O que sustenta o bolsonarismo na sociedade?
O elemento principal foi uma construção bem-sucedida por Jair Bolsonaro de uma dinâmica sobre maioria e minoria. Bolsonaro chegou na presidência dizendo que vai governar para as maiorias. Obviamente essa não é a ideia da democracia. Democracia devia ser um governo que contemplasse todos os interesses, majoritários e minoritários da sociedade. Mas ao dizer que ele vai governar para as maiorias, afirmando que as minorias têm que se adaptar ou se curvar às maiorias – frases dele – Bolsonaro criou um senso de pertencimento. Ele consegue manter aquelas pessoas unidas dentro dessa construção bem-sucedida do que é uma maioria, que é uma bobagem.
Qual o retrato, então?
O Brasil não é cristão homogeneamente e não é conservador integralmente. Mas essa ideia de se construir um senso de grupo que pertença a uma maioria que o Bolsonaro representa, sustenta de alguma forma o movimento e deixa as pessoas realmente confortáveis fazendo parte daquele grupo.
Bolsonaro tem parcerias internacionais com a extrema direita, sendo o caso mais famoso o de Donald Trump, que pode voltar ao poder.
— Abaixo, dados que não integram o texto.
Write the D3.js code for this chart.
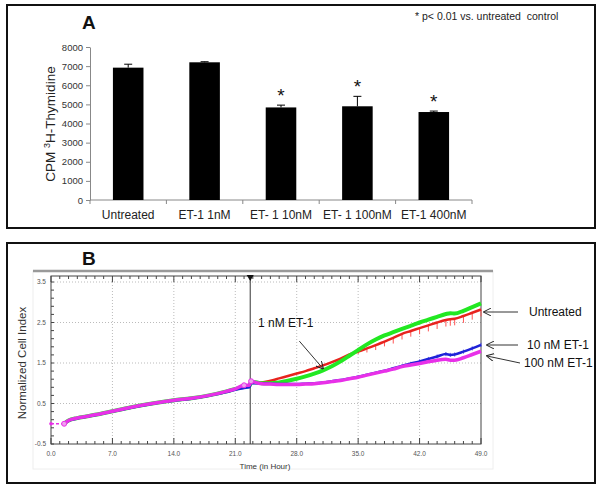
<html><head>
<meta charset="utf-8">
<script src="https://d3js.org/d3.v7.min.js"></script>
<style>
  body { margin: 0; background: #fff; }
  text { font-family: "Liberation Sans", Arial, sans-serif; }
</style>
</head>
<body>
<div id="chart"></div>
<script>
    const svgWidth = 601;
    const svgHeight = 489;

    // ---- panel A data ----
    const categories = ["Untreated", "ET-1 1nM", "ET- 1 10nM", "ET- 1 100nM", "ET-1 400nM"];
    const cpmValues = [6920, 7200, 4840, 4900, 4600];
    const cpmErrors = [180, 30, 120, 520, 50];
    const significant = [false, false, true, true, true];
    const yTicksA = [0, 1000, 2000, 3000, 4000, 5000, 6000, 7000, 8000];

    // ---- panel B data ----
    const timeH = [1.5, 2, 3, 4, 5, 7, 9, 11, 13, 14, 16, 18, 20, 21, 22, 22.6, 22.8, 23.5,
                   24, 25, 26, 27, 28, 29, 30, 31, 32, 33, 34, 35, 36, 37, 38, 39, 40, 41,
                   42, 43, 44, 45, 45.5, 46, 47, 48, 49];
    const pre = [0.0, 0.08, 0.14, 0.18, 0.22, 0.31, 0.40, 0.48, 0.55, 0.58, 0.63, 0.70, 0.80, 0.86, 0.91, 0.93, 1.03, 1.02];
    const untreatedCI = pre.concat([1.02, 1.06, 1.12, 1.18, 1.24, 1.30, 1.37, 1.44, 1.52, 1.61, 1.71, 1.78, 1.86, 1.94, 2.03, 2.12, 2.22, 2.29,
                   2.36, 2.43, 2.50, 2.56, 2.58, 2.59, 2.66, 2.74, 2.82]);
    const untreatedErr = [0,0,0,0,0,0,0,0,0,0,0,0,0,0,0,0,0,0,
                   0,0,0,0,0,0,0,0,0,0,0,0.06,0.10,0.12,0.12,0.14,0.14,0.14,
                   0.15,0.15,0.16,0.16,0.16,0.16,0.17,0.17,0.17];
    const nM1CI = pre.concat([1.00, 1.00, 1.02, 1.06, 1.11, 1.17, 1.24, 1.32, 1.42, 1.54, 1.68, 1.82, 1.96, 2.08, 2.18, 2.26, 2.34, 2.42,
                   2.50, 2.57, 2.64, 2.71, 2.73, 2.72, 2.79, 2.88, 2.97]);
    const nM10CI = [0.0, 0.07, 0.13, 0.17, 0.21, 0.30, 0.39, 0.47, 0.54, 0.57, 0.62, 0.69, 0.78, 0.84, 0.88, 0.90, 1.00, 1.00,
                   1.00, 0.99, 0.98, 0.98, 0.98, 0.99, 1.00, 1.02, 1.05, 1.08, 1.12, 1.16, 1.21, 1.26, 1.31, 1.37, 1.43, 1.49,
                   1.54, 1.60, 1.66, 1.72, 1.70, 1.71, 1.78, 1.86, 1.95];
    const nM10Err = [0,0,0,0,0,0,0,0,0,0,0,0,0,0,0,0,0,0,
                   0,0,0,0,0,0,0,0,0,0,0,0,0,0,0,0,0.04,0.04,
                   0.05,0.05,0.05,0.05,0.05,0.05,0.05,0.05,0.05];
    const nM100CI = [0.0, 0.08, 0.14, 0.18, 0.22, 0.31, 0.40, 0.48, 0.55, 0.58, 0.63, 0.70, 0.80, 0.86, 0.95, 0.95, 1.05, 1.01,
                   0.99, 0.98, 0.97, 0.97, 0.97, 0.98, 0.99, 1.01, 1.04, 1.07, 1.11, 1.15, 1.20, 1.25, 1.30, 1.35, 1.41, 1.45,
                   1.49, 1.53, 1.57, 1.59, 1.57, 1.57, 1.63, 1.71, 1.79];
    const xTicksB = [0, 7, 14, 21, 28, 35, 42, 49];
    const yTicksB = [-0.5, 0.5, 1.5, 2.5, 3.5];
    const treatTime = 22.7;

    const svg = d3.select("#chart").append("svg")
        .attr("width", svgWidth).attr("height", svgHeight);

    // ================= PANEL A =================
    svg.append("rect").attr("x", 7).attr("y", 5).attr("width", 588).attr("height", 223)
        .attr("fill", "none").attr("stroke", "#111").attr("stroke-width", 2);

    const xA = d3.scaleBand().domain(categories).range([90, 472])
        .paddingInner(0.6).paddingOuter(0.3);
    const yA = d3.scaleLinear().domain([0, 8000]).range([200, 47]);

    const gA = svg.append("g");

    let leftA = gA.append("g").attr("transform", "translate(90,0)")
        .call(d3.axisLeft(yA).tickValues(yTicksA).tickFormat(d3.format("d")).tickSize(4).tickSizeOuter(0));
    leftA.selectAll("text").attr("font-size", 9.5).attr("fill", "#333")
        .style("font-family", "Liberation Sans, Arial");
    leftA.selectAll("line,path").attr("stroke", "#888");

    // x axis line with ticks at category boundaries
    const bounds = d3.range(categories.length + 1).map(i => 90 + i * xA.step());
    gA.append("line").attr("x1", 90).attr("x2", 472).attr("y1", yA(0)).attr("y2", yA(0))
        .attr("stroke", "#888");
    gA.selectAll(".bt").data(bounds).join("line")
        .attr("x1", d => d).attr("x2", d => d).attr("y1", yA(0)).attr("y2", yA(0) + 4)
        .attr("stroke", "#888");
    gA.selectAll(".cl").data(categories).join("text")
        .attr("x", d => xA(d) + xA.bandwidth() / 2).attr("y", 219)
        .attr("text-anchor", "middle").attr("font-size", 12).attr("fill", "#222")
        .text(d => d);

    gA.selectAll(".bar").data(categories).join("rect")
        .attr("x", d => xA(d)).attr("width", xA.bandwidth())
        .attr("y", (d, i) => yA(cpmValues[i]))
        .attr("height", (d, i) => yA(0) - yA(cpmValues[i]))
        .attr("fill", "#000");

    // error bars (upper)
    gA.selectAll(".err").data(categories).join("line")
        .attr("x1", d => xA(d) + xA.bandwidth() / 2).attr("x2", d => xA(d) + xA.bandwidth() / 2)
        .attr("y1", (d, i) => yA(cpmValues[i])).attr("y2", (d, i) => yA(cpmValues[i] + cpmErrors[i]))
        .attr("stroke", "#000").attr("stroke-width", 1);
    gA.selectAll(".cap").data(categories).join("line")
        .attr("x1", d => xA(d) + xA.bandwidth() / 2 - 4).attr("x2", d => xA(d) + xA.bandwidth() / 2 + 4)
        .attr("y1", (d, i) => yA(cpmValues[i] + cpmErrors[i])).attr("y2", (d, i) => yA(cpmValues[i] + cpmErrors[i]))
        .attr("stroke", "#000").attr("stroke-width", 1);

    gA.selectAll(".star").data(categories.filter((d, i) => significant[i])).join("text")
        .attr("x", d => xA(d) + xA.bandwidth() / 2)
        .attr("y", d => { let i = categories.indexOf(d); return yA(cpmValues[i] + cpmErrors[i]) - 3; })
        .attr("text-anchor", "middle").attr("font-size", 19).attr("fill", "#111")
        .text("*");

    svg.append("text").attr("transform", "translate(55,124) rotate(-90)")
        .attr("text-anchor", "middle").attr("font-size", 13.5).attr("fill", "#222")
        .html('CPM <tspan font-size="9" dy="-5">3</tspan><tspan dy="5">H-Thymidine</tspan>');

    svg.append("text").attr("x", 82).attr("y", 29).attr("font-size", 19)
        .attr("font-weight", "bold").attr("fill", "#111").text("A");
    svg.append("text").attr("x", 415).attr("y", 20).attr("font-size", 10.5)
        .attr("fill", "#222").attr("xml:space", "preserve")
        .text("* p< 0.01 vs. untreated  control");

    // ================= PANEL B =================
    svg.append("rect").attr("x", 7).attr("y", 243).attr("width", 588).attr("height", 240)
        .attr("fill", "none").attr("stroke", "#111").attr("stroke-width", 2);

    svg.append("text").attr("x", 82).attr("y", 265).attr("font-size", 19)
        .attr("font-weight", "bold").attr("fill", "#111").text("B");

    // light frame of plot window
    svg.append("rect").attr("x", 33).attr("y", 271).attr("width", 460).attr("height", 198)
        .attr("fill", "none").attr("stroke", "#eee").attr("stroke-width", 1);
    svg.append("line").attr("x1", 33).attr("x2", 493).attr("y1", 271).attr("y2", 271)
        .attr("stroke", "#999").attr("stroke-width", 2.5);

    const xB = d3.scaleLinear().domain([0, 49]).range([51, 481]);
    const yB = d3.scaleLinear().domain([-0.5, 3.5]).range([444, 282]);
    const yTop = 276;

    const gB = svg.append("g");

    // dotted grid
    gB.selectAll(".gx").data(xTicksB.slice(1, -1)).join("line")
        .attr("x1", d => xB(d)).attr("x2", d => xB(d)).attr("y1", yTop).attr("y2", yB(-0.5))
        .attr("stroke", "#bbb").attr("stroke-dasharray", "1,2");
    gB.selectAll(".gy").data(yTicksB.slice(1)).join("line")
        .attr("x1", xB(0)).attr("x2", xB(49)).attr("y1", d => yB(d)).attr("y2", d => yB(d))
        .attr("stroke", "#bbb").attr("stroke-dasharray", "1,2");

    // plot border
    gB.append("rect").attr("x", xB(0)).attr("y", yTop).attr("width", xB(49) - xB(0))
        .attr("height", yB(-0.5) - yTop).attr("fill", "none").attr("stroke", "#444").attr("stroke-width", 1);

    // minor ticks (every hour) top and bottom, inside
    const hours = d3.range(0, 50, 1);
    gB.selectAll(".tb").data(hours).join("line")
        .attr("x1", d => xB(d)).attr("x2", d => xB(d))
        .attr("y1", yB(-0.5)).attr("y2", d => yB(-0.5) - (d % 7 === 0 ? 6 : 3))
        .attr("stroke", "#444");
    gB.selectAll(".tt").data(hours).join("line")
        .attr("x1", d => xB(d)).attr("x2", d => xB(d))
        .attr("y1", yTop).attr("y2", d => yTop + (d % 7 === 0 ? 6 : 3))
        .attr("stroke", "#444");
    const yMinor = d3.range(-0.5, 3.61, 0.2);
    gB.selectAll(".tl").data(yMinor).join("line")
        .attr("x1", xB(0)).attr("x2", xB(0) + 3)
        .attr("y1", d => yB(d)).attr("y2", d => yB(d)).attr("stroke", "#444");

    gB.selectAll(".xl").data(xTicksB).join("text")
        .attr("x", d => xB(d)).attr("y", yB(-0.5) + 12)
        .attr("text-anchor", "middle").attr("font-size", 6.5).attr("fill", "#555")
        .text(d => d.toFixed(1));
    gB.selectAll(".yl").data(yTicksB).join("text")
        .attr("x", xB(0) - 5).attr("y", d => yB(d) + 2)
        .attr("text-anchor", "end").attr("font-size", 6.5).attr("fill", "#555")
        .text(d => d.toFixed(1));

    svg.append("text").attr("x", 265).attr("y", 469).attr("text-anchor", "middle")
        .attr("font-size", 8).attr("fill", "#333").text("Time (in Hour)");
    svg.append("text").attr("transform", "translate(26,363) rotate(-90)")
        .attr("text-anchor", "middle").attr("font-size", 11.5).attr("fill", "#333")
        .text("Normalized Cell Index");

    // treatment line and marker
    gB.append("line").attr("x1", xB(treatTime)).attr("x2", xB(treatTime))
        .attr("y1", yTop).attr("y2", yB(-0.5)).attr("stroke", "#333").attr("stroke-width", 1);
    gB.append("path")
        .attr("d", d3.symbol().type(d3.symbolTriangle).size(22))
        .attr("transform", "translate(" + xB(treatTime) + "," + (yTop + 1) + ") rotate(180)")
        .attr("fill", "#111");

    const line = d3.line().x((d, i) => xB(timeH[i])).y(d => yB(d)).curve(d3.curveMonotoneX);

    // error bars of untreated (hanging below)
    const errIdx = d3.range(timeH.length).filter(i => untreatedErr[i] > 0);
    gB.selectAll(".re").data(errIdx).join("line")
        .attr("x1", i => xB(timeH[i])).attr("x2", i => xB(timeH[i]))
        .attr("y1", i => yB(untreatedCI[i]))
        .attr("y2", i => yB(untreatedCI[i] - untreatedErr[i]))
        .attr("stroke", "#f55").attr("stroke-width", 1);

    gB.append("path").datum(untreatedCI).attr("d", line)
        .attr("fill", "none").attr("stroke", "#e8231e").attr("stroke-width", 2.5);
    gB.append("path").datum(nM1CI).attr("d", line)
        .attr("fill", "none").attr("stroke", "#22e822").attr("stroke-width", 4);

    // small error marks of 10 nM
    const blueIdx = d3.range(timeH.length).filter(i => nM10Err[i] > 0);
    gB.selectAll(".be").data(blueIdx).join("line")
        .attr("x1", i => xB(timeH[i])).attr("x2", i => xB(timeH[i]))
        .attr("y1", i => yB(nM10CI[i] + nM10Err[i]))
        .attr("y2", i => yB(nM10CI[i] - nM10Err[i]))
        .attr("stroke", "#5558e8").attr("stroke-width", 1);

    gB.append("path").datum(nM10CI).attr("d", line)
        .attr("fill", "none").attr("stroke", "#1f22d8").attr("stroke-width", 2.5);
    gB.append("path").datum(nM100CI).attr("d", line)
        .attr("fill", "none").attr("stroke", "#e830e8").attr("stroke-width", 3.5);

    // dashed start segment and markers
    gB.append("line").attr("x1", xB(0)).attr("x2", xB(timeH[0]))
        .attr("y1", yB(nM100CI[0])).attr("y2", yB(nM100CI[0]))
        .attr("stroke", "#e830e8").attr("stroke-width", 1.5).attr("stroke-dasharray", "3,2");
    const markIdx = [0, 14, 16];
    gB.selectAll(".mk").data(markIdx).join("circle")
        .attr("cx", i => xB(timeH[i])).attr("cy", i => yB(nM100CI[i])).attr("r", 2.5)
        .attr("fill", "#f0a0f0").attr("stroke", "#e830e8");
    gB.append("circle").attr("cx", xB(0)).attr("cy", yB(0)).attr("r", 1.8).attr("fill", "#e830e8");

    // annotations
    const ann = svg.append("g").attr("fill", "#111");
    svg.append("defs").append("marker").attr("id", "arr").attr("viewBox", "0 0 10 10")
        .attr("refX", 9).attr("refY", 5).attr("markerWidth", 8).attr("markerHeight", 8)
        .attr("orient", "auto")
        .append("path").attr("d", "M0,0 L10,5 L0,10").attr("fill", "none").attr("stroke", "#222").attr("stroke-width", 1.2);

    ann.append("text").attr("x", xB(23.6)).attr("y", yB(2.49) + 4).attr("font-size", 12).text("1 nM ET-1");
    ann.append("line").attr("x1", xB(28.3)).attr("y1", yB(2.04)).attr("x2", xB(31)).attr("y2", yB(1.36))
        .attr("stroke", "#333").attr("marker-end", "url(#arr)");

    const rightLabels = [
        {t: "Untreated", x: 529, y: 316, ax1: 518, ay1: 312, ax2: 484, ay2: 312},
        {t: "10 nM ET-1", x: 527, y: 349, ax1: 518, ay1: 345, ax2: 487, ay2: 345},
        {t: "100 nM ET-1", x: 524, y: 367, ax1: 520, ay1: 363, ax2: 487, ay2: 356}
    ];
    rightLabels.forEach(r => {
        ann.append("text").attr("x", r.x).attr("y", r.y).attr("font-size", 12).text(r.t);
        ann.append("line").attr("x1", r.ax1).attr("y1", r.ay1).attr("x2", r.ax2).attr("y2", r.ay2)
            .attr("stroke", "#333").attr("marker-end", "url(#arr)");
    });
</script>
</body></html>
Se isso acontecer como poderá afetar a vida política brasileira?
De todas as mudanças políticas internacionais que possam acontecer e ter efeito sobre a política brasileira, a eleição de Trump é a mais importante delas porque isso muda o peso simbólico e político da extrema direita em nível global. A sensação que eu tenho é que o retorno de Trump pode viabilizar um retorno de Bolsonaro em 2026 no Brasil. Acho que essa lógica faz sentido e me preocupa bastante. Será muito difícil para o Lula governar com o Trump nos EUA. Será muito fácil para o Bolsonaro tentar voltar com Trump nos EUA. Então, são dois problemas em um. Em termos de outras coisas, tudo vai depender, claro, da guerra na Ucrânia, da situação da China, mas eu diria que esse é o principal elemento que pode mudar a política brasileira. O Trump já declarou, inclusive, apoio ao Bolsonaro, já postou nas redes sociais. Isso vai ter impacto.
E os demais cenários internacionais?
Houve derrota da extrema direita na América do Sul, a derrota da extrema direita americana, a vitória da extrema direita em alguns países da Europa mas também a derrota em outros. Na Inglaterra, por exemplo, essa mudança foi uma espécie de moderação do partido. Então, eu não acho que isso vai ter um impacto direto na realidade brasileira. É claro que num eventual governo Lula, pode ser que ele possa ter mais dificuldade de lidar com alguns países que tenham governos conservadores ou ultra-conservadores, mas eu também acho que a extrema direita europeia em particular tende a ser mais pragmática do que a extrema direita americana.
Pode dar exemplos?
O Mateus Salvini, na Itália, que foi o vice-primeiro ministro daquela coalizão esquisita, alguns anos atrás, era super pró-China, apesar de ser anticomunista. O Victor Orban [Hungria] tem relação com a China e com a Rússia, apesar de ser um sujeito antiglobalista. Então, acho que isso tende a afetar menos essa realidade dos países, ao contrário do caso da extrema direita americana que é mais ideológica nas suas relações.